I am sorry I can’t recount all the details, but they are not so important. What grabbed me was the force and emotion with which Mr. Jones spoke of leaving his family as a very young man, going out to San Francisco and meeting and working for Harvey Milk; seeing Milk as he laid dead after being shot by fellow County Supervisor Dan White and taking part in the huge, silent, candle-lit vigil following the murder and the violent march after White got off with a light sentence; meeting a man who would be his best friend - "only a friend" - and then being devastated but embraced by the man’s family when the man died; starting the AIDS quilt with a friend and being amazed by how it grew and how beautiful and eloquent the panels were/are; being diagnosed with AIDS and almost dying.

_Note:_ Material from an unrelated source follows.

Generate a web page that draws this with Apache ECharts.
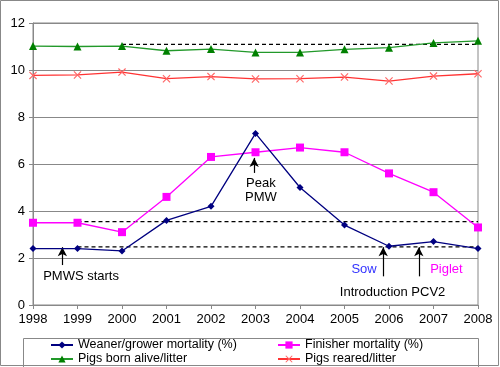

Clearly, such a full, dramatic life have left him full of strong feelings. Indeed, he ended his formal talk with a full-throated demand that GLBT people have full, equal rights - not one right there and a different right here. I heard him saying that queer folks should be accepted as they are and not have to assimilate, and I suspect he’d agree with me that it was wrong that the No on 8 campaign here in California last year never mentioned the word "gay," furthering its shame.
By the way, the talk took place at Claremont McKenna College, a couple weeks after hosting RuPaul, the super drag queen (see "Playing with all the colors in the box" below). I was also impressed to learn that C.M.C was the first college to display the AIDS quilt years ago, which I remember attending. Not bad for a school known for conservative jocks!